Каныбек подавленно молчал, к горлу подкатил колючий комок. Боже, и это его карындаш? Что с ней стало! .. Он вдруг вспомнил ее маленькой, когда тайком от матери удирал с ней на озеро. Тогда он никому не позволял обижать ее...
Каныбек, наконец, собрался с духом и сказал:
- Прости, сестренка. Я буду последним негодяем, если еще хоть когда-нибудь обижу тебя...
* * *
Скрываясь у подруги, Астра за целый месяц не написала Сергею ни одного письма, так как не хотела вмешивать его в свои небезопасные дела, а скрывать случившееся под бодрыми и лживыми словами не могла и не умела.

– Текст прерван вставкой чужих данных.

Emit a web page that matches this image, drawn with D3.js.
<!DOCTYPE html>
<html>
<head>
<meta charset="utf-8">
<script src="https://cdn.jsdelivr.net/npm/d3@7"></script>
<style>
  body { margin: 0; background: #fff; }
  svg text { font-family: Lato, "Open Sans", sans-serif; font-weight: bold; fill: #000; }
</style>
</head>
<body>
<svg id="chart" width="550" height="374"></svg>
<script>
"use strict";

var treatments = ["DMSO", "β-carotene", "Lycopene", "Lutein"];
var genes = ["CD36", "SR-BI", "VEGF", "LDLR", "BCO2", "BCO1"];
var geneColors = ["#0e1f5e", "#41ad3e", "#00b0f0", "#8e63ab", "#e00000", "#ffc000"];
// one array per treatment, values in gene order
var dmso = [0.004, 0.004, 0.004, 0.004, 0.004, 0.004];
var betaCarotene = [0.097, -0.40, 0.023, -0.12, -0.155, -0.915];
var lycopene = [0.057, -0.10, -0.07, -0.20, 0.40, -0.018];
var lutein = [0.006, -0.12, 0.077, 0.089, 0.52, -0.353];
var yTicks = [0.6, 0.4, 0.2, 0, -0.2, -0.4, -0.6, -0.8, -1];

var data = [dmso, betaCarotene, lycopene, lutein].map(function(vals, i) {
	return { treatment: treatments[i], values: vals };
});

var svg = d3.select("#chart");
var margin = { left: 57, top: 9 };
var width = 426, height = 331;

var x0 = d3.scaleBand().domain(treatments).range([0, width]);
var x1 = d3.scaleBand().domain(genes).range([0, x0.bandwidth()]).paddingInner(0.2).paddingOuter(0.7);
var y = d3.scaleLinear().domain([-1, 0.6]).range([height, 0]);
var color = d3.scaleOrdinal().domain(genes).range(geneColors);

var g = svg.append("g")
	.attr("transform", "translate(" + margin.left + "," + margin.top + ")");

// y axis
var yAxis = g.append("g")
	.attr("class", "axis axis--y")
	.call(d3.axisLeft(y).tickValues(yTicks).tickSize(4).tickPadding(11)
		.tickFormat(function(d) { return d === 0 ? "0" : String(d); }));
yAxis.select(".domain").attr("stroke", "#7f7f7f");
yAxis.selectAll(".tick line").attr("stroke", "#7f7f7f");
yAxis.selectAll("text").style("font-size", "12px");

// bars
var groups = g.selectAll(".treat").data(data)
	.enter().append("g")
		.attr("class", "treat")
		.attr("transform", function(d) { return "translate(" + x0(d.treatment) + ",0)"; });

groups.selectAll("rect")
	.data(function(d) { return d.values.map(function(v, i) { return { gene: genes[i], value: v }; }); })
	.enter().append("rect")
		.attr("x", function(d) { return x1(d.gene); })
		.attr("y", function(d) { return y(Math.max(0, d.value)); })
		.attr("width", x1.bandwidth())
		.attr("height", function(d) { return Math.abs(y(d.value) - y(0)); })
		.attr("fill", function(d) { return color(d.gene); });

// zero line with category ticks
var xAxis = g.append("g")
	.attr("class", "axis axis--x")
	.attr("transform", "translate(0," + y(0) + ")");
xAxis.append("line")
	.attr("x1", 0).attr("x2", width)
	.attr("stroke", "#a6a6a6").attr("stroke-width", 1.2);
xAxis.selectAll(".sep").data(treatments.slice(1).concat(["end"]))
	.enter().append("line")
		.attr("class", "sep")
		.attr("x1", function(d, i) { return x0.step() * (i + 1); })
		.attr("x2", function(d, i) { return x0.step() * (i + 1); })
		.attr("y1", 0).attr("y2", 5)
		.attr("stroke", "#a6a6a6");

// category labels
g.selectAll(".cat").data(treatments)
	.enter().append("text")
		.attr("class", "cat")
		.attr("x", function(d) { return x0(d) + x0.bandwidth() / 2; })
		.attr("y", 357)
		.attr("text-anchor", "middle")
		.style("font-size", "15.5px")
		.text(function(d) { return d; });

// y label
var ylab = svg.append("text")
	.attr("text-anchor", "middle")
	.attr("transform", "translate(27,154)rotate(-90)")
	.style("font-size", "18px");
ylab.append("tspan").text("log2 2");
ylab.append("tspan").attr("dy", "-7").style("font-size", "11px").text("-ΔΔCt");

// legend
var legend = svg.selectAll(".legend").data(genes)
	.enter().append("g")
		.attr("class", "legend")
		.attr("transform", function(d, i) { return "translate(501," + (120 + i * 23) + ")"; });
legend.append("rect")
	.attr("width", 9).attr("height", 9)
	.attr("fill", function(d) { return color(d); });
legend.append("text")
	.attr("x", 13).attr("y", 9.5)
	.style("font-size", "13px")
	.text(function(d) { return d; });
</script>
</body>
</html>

Но кое-какие вести все же дошли до встревоженного Сергея. Его однокашник по университету Тахир, с которым он изредка переписывался, намекнул об Азизе и его настойчивых ухаживаниях за Астрой. Северцев несколько раз перечитал письмо Тахира, чувствуя, как наливаются тяжестью руки и ноги. Ему показалось, что в комнате не хватает воздуха; он ушел из дома и потом не мог вспомнить, как оказался в лесу, брел, спотыкаясь о кочки, обдирая лицо и руки о ветки, не чувствуя свежего терпкого запаха влажной земли и грибов, собирать которые был умелец и страстный охотник.